IAEA Cuts Technical Aid To Iran
March 8, 2007 (RFE/RL) -- The United Nations' nuclear watchdog has voted unanimously to cut almost half its aid programs to Iran as part of UN sanctions over Tehran's controversial nuclear program.
The International Atomic Energy Agency (IAEA) adopted the aid cuts during today's meeting of its 35-nation board of governors in Vienna. The cuts were proposed in accordance with a UN Security Council resolution adopted in December.
Following provisions of UN Security Council Resolution 1737, the IAEA partially or completely froze 22 of its 55 technical cooperation projects with Iran.
The Security Council resolution called for sanctions on Iran for refusing to halt the enrichment of uranium. The United States accuses Tehran of trying to build nuclear weapons in violation of international treaties.

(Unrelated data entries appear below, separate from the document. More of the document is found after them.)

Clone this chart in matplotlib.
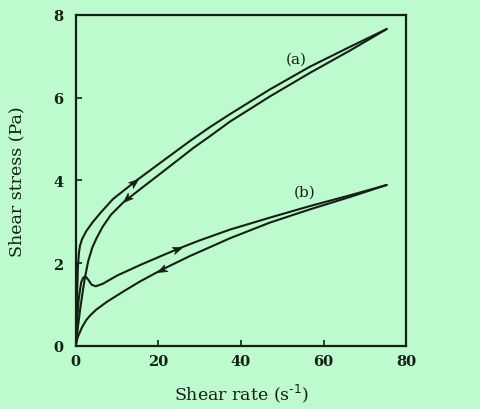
import numpy as np
import matplotlib
matplotlib.use('Agg')
import matplotlib.pyplot as plt
from matplotlib.path import Path
from matplotlib.markers import MarkerStyle
from matplotlib.transforms import Affine2D

# Curve (a): rising branch and falling branch of the loop
a_up_x = [0, 0.25, 0.5, 0.75, 1.0, 1.5, 2.5, 4.0, 6.0, 9.0, 14.7, 21.2, 27.6, 32.5, 37.3, 47.0, 56.7, 66.4, 75.3]
a_up_y = [0, 1.0, 1.9, 2.25, 2.42, 2.58, 2.77, 2.98, 3.22, 3.55, 4.0, 4.48, 4.95, 5.29, 5.60, 6.20, 6.75, 7.23, 7.66]
a_dn_x = [75.3, 66.4, 56.7, 47.0, 37.3, 32.5, 28.4, 21.2, 16.0, 11.5, 8.5, 6.5, 5.0, 4.0, 3.0, 2.2, 1.5, 1.0, 0.5, 0]
a_dn_y = [7.66, 7.14, 6.60, 6.03, 5.42, 5.07, 4.78, 4.22, 3.82, 3.47, 3.17, 2.88, 2.60, 2.38, 2.05, 1.65, 1.2, 0.85, 0.45, 0]

# Curve (b)
b_up_x = [0, 0.3, 0.7, 1.3, 1.8, 2.35, 3.0, 3.8, 4.8, 6.5, 10.0, 15.7, 21.3, 25.6, 30.0, 37.3, 47.0, 56.7, 66.4, 75.3]
b_up_y = [0, 0.6, 1.13, 1.54, 1.65, 1.68, 1.6, 1.48, 1.44, 1.5, 1.70, 1.96, 2.20, 2.38, 2.55, 2.81, 3.10, 3.38, 3.64, 3.89]
b_dn_x = [75.3, 66.4, 56.7, 47.0, 37.3, 27.6, 20.8, 15.6, 11.6, 7.6, 5.0, 3.5, 2.5, 1.5, 0.5, 0.15, 0]
b_dn_y = [3.89, 3.60, 3.30, 2.98, 2.60, 2.17, 1.84, 1.56, 1.32, 1.07, 0.88, 0.74, 0.62, 0.45, 0.22, 0.09, 0]

# arrowheads: tip position and a point behind it on the curve
tip_x = [15.1, 11.5, 25.6, 19.7]
tip_y = [4.03, 3.47, 2.38, 1.79]
back_x = [12.5, 14.0, 22.0, 23.0]
back_y = [3.82, 3.70, 2.24, 1.95]

labels = ['(a)', '(b)']
label_x = [53.5, 55.5]
label_y = [6.94, 3.73]

bg = '#bdfacd'
ink = '#151f15'

fig = plt.figure(figsize=(4.8, 4.1), dpi=100, facecolor=bg)
ax = fig.add_axes([0.158, 0.154, 0.688, 0.807])
ax.set_facecolor(bg)
ax.set_xlim(0, 80)
ax.set_ylim(0, 8)

for xs, ys in [(a_up_x, a_up_y), (a_dn_x, a_dn_y), (b_up_x, b_up_y), (b_dn_x, b_dn_y)]:
    ax.plot(xs, ys, color=ink, lw=1.5, solid_joinstyle='round', solid_capstyle='round')

# notched arrowhead, tip at origin pointing along +x
head = Path([(0, 0), (-1, 0.38), (-0.75, 0), (-1, -0.38), (0, 0)],
            [Path.MOVETO, Path.LINETO, Path.LINETO, Path.LINETO, Path.CLOSEPOLY])
for tx, ty, bx, by in zip(tip_x, tip_y, back_x, back_y):
    p1 = ax.transData.transform((bx, by))
    p2 = ax.transData.transform((tx, ty))
    ang = np.degrees(np.arctan2(p2[1] - p1[1], p2[0] - p1[0]))
    m = MarkerStyle(head, fillstyle='full', transform=Affine2D().rotate_deg(ang))
    ax.plot([tx], [ty], marker=m, ms=14, mfc=ink, mec=ink, mew=0.5, ls='none')

for t, x, y in zip(labels, label_x, label_y):
    ax.text(x, y, t, ha='center', va='center', fontsize=11, family='DejaVu Serif', color=ink)

ax.set_xticks([0, 20, 40, 60, 80])
ax.set_yticks([0, 2, 4, 6, 8])
ax.tick_params(direction='in', length=4.5, width=1.2, colors=ink,
               labelsize=10.5, top=False, right=False)
ax.tick_params(axis='y', pad=9)
ax.tick_params(axis='x', pad=6)
for lab in ax.get_xticklabels() + ax.get_yticklabels():
    lab.set_family('DejaVu Serif')
    lab.set_fontweight('bold')
for s in ax.spines.values():
    s.set_linewidth(1.6)
    s.set_color(ink)

ax.set_xlabel('Shear rate (s$^{\\text{-}1}$)', fontsize=12.5, family='DejaVu Serif', color=ink, labelpad=10)
ax.set_ylabel('Shear stress (Pa)', fontsize=12.5, family='DejaVu Serif', color=ink, labelpad=20)

fig.savefig('out.png', dpi=100, facecolor=bg)
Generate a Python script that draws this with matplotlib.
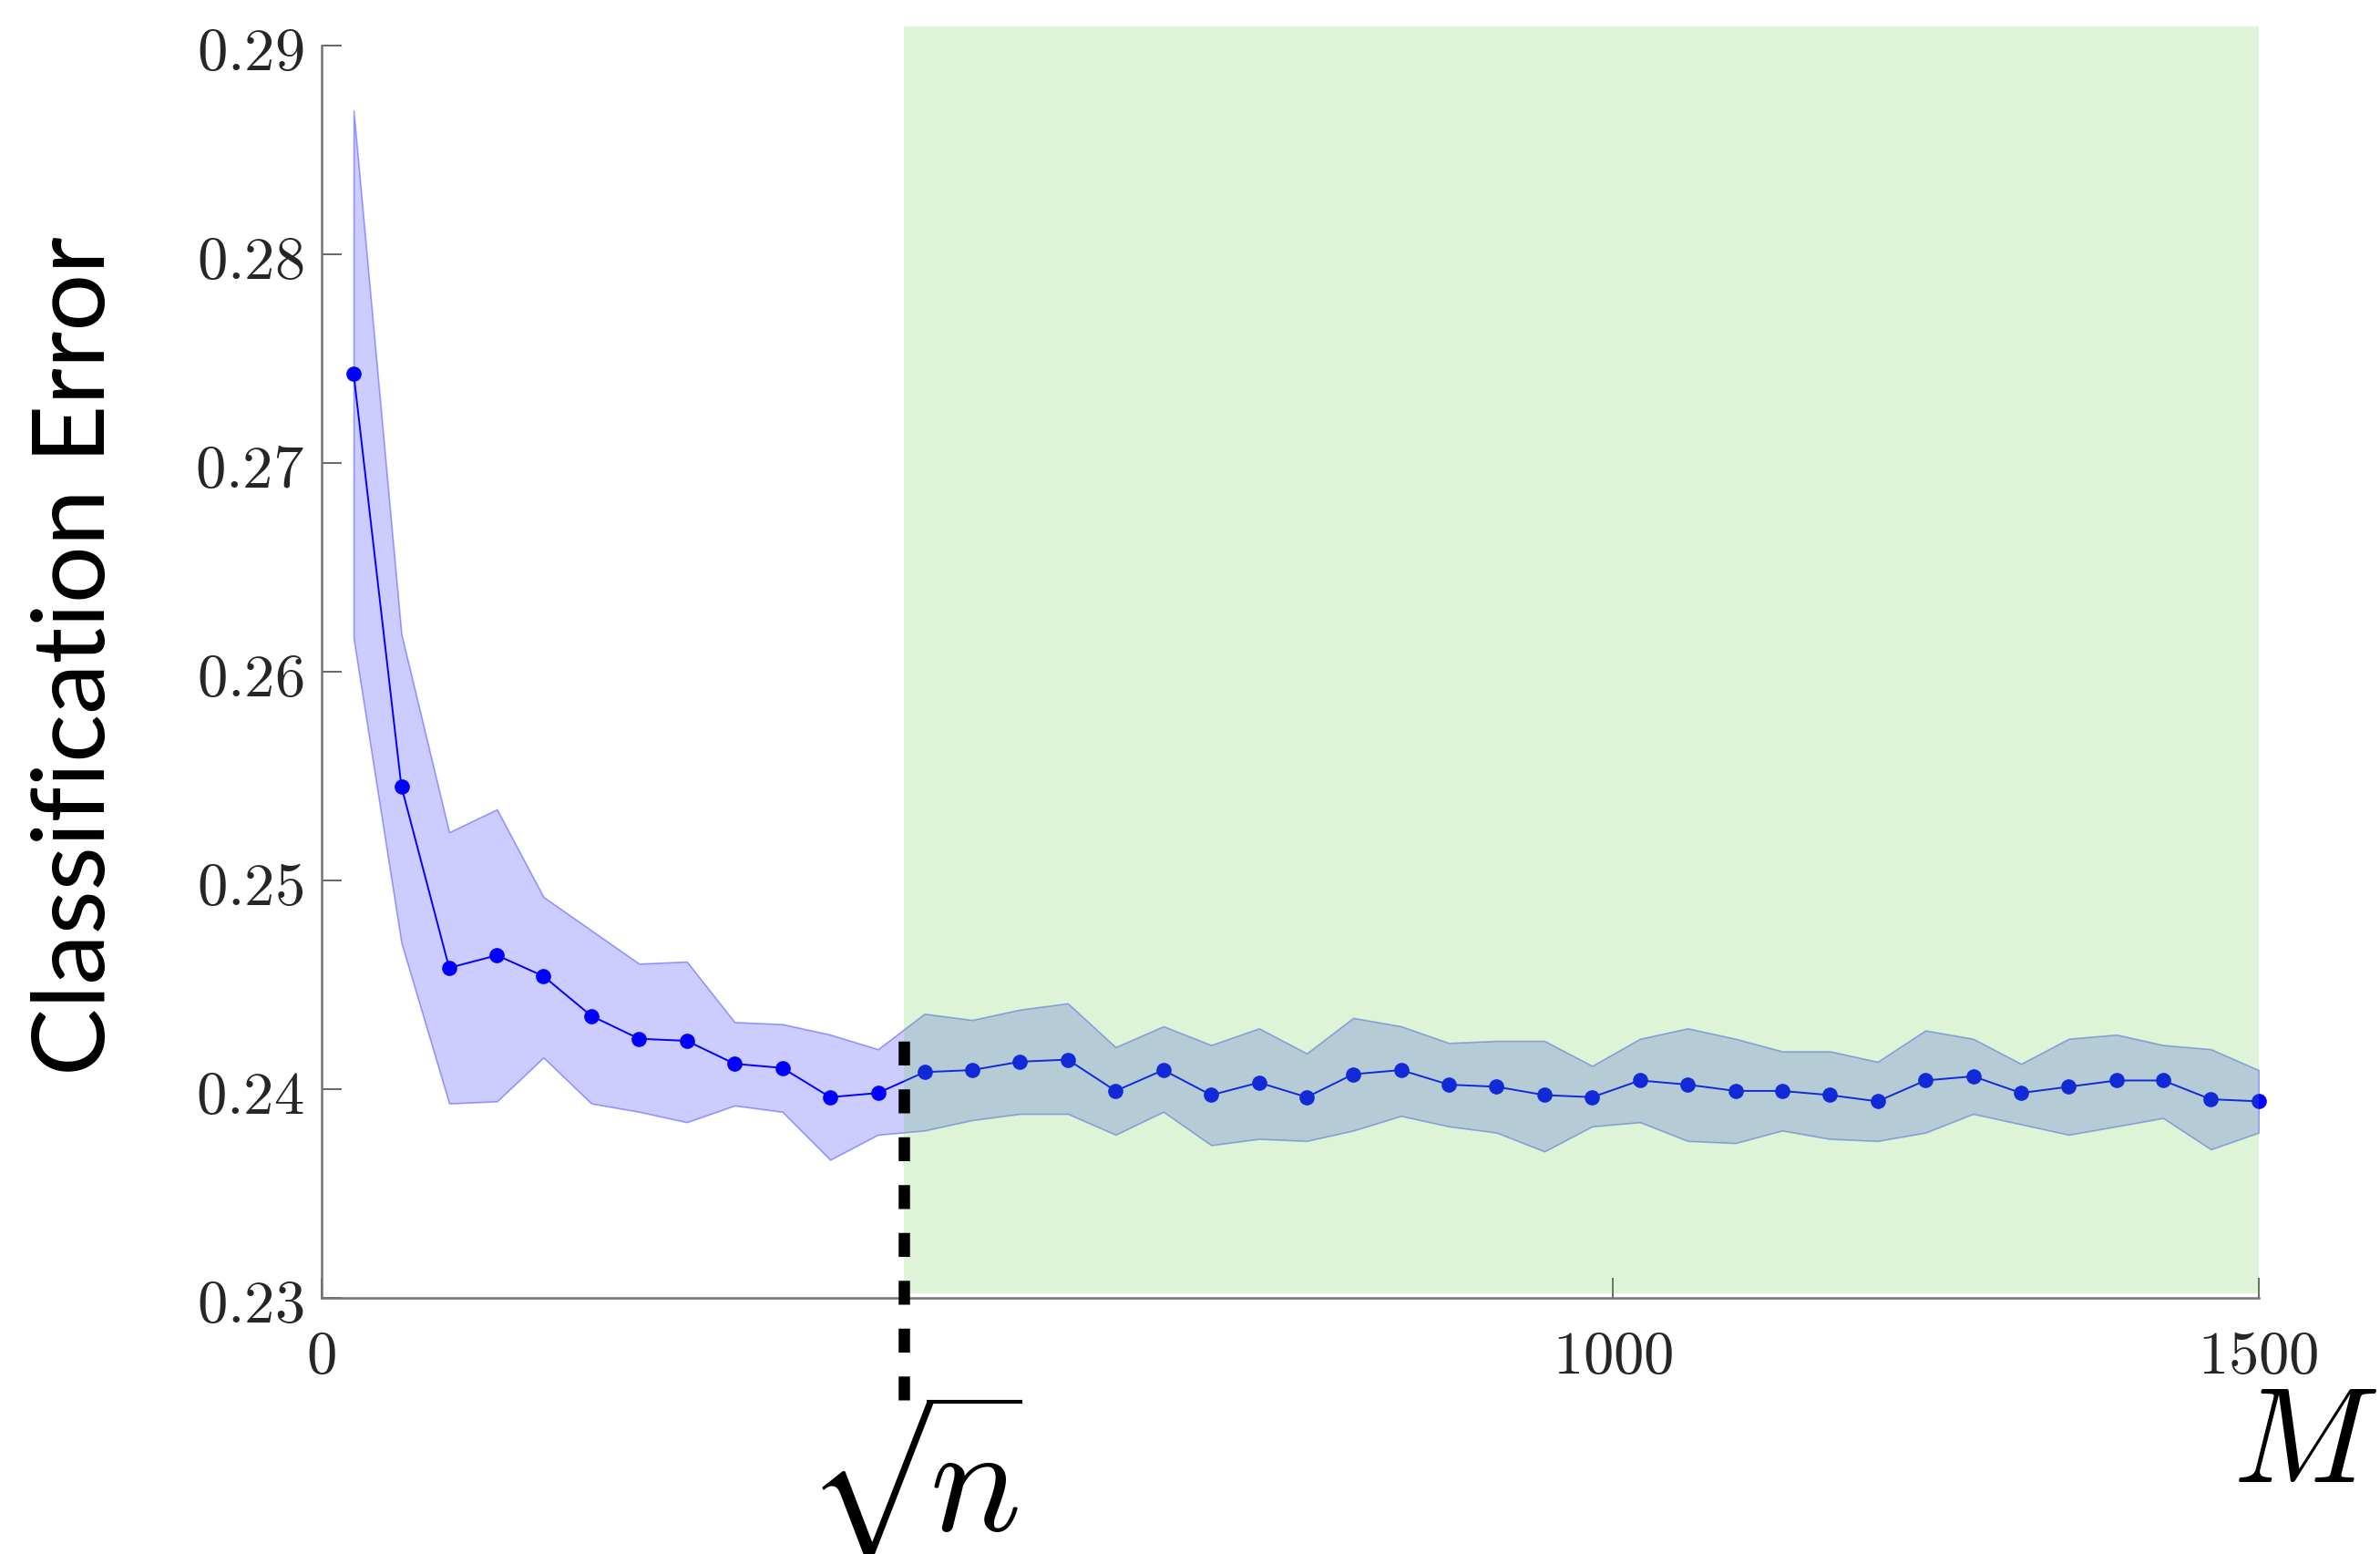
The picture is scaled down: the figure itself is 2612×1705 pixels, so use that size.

Bitter Criticism From Tehran
Iranian Ambassador to the IAEA Ali Asghar Soltanieh told a press conference in Vienna today that the aid cuts will not affect Tehran's uranium enrichment work.
Soltanieh also bitterly criticized members of the UN Security Council for their role in today's aid cut decision, saying they had undermined the IAEA's independence
"The world has the right to know that only few countries, and a few handful of countries on the [IAEA] board of governors, because of the political motivation, sent this issue to the United Nations Security Council and opened a track of confrontation," Soltanieh said.
Iran insists its nuclear program is only for the peaceful civilian purpose of generating electricity. Soltanieh says Iran rejects what he called the UN Security Council's "interference" in IAEA technical affairs.
However, the German ambassador to the IAEA, Peter Gottwald, says sanctions are necessary because Iran has not met its obligations under the Security Council resolution.
"Obviously, there is a logic in the Security Council Resolution 1737," Gottwald said. "As we have just stated, the Islamic Republic of Iran, so far, has not complied with that resolution. So that resolution already foresees further action and that action is actually going on in New York right now."
The IAEA's Vienna meeting comes as Germany and the Security Council's permanent members -- the United States, Russia, France, Britain, and China -- discuss the possiblity of further sanctions to punish Iran for its noncompliance.
On March 7, Iran rebuffed an appeal from the European Union to accept a proposal under which Iran would suspend enrichment in return for a suspension of sanctions.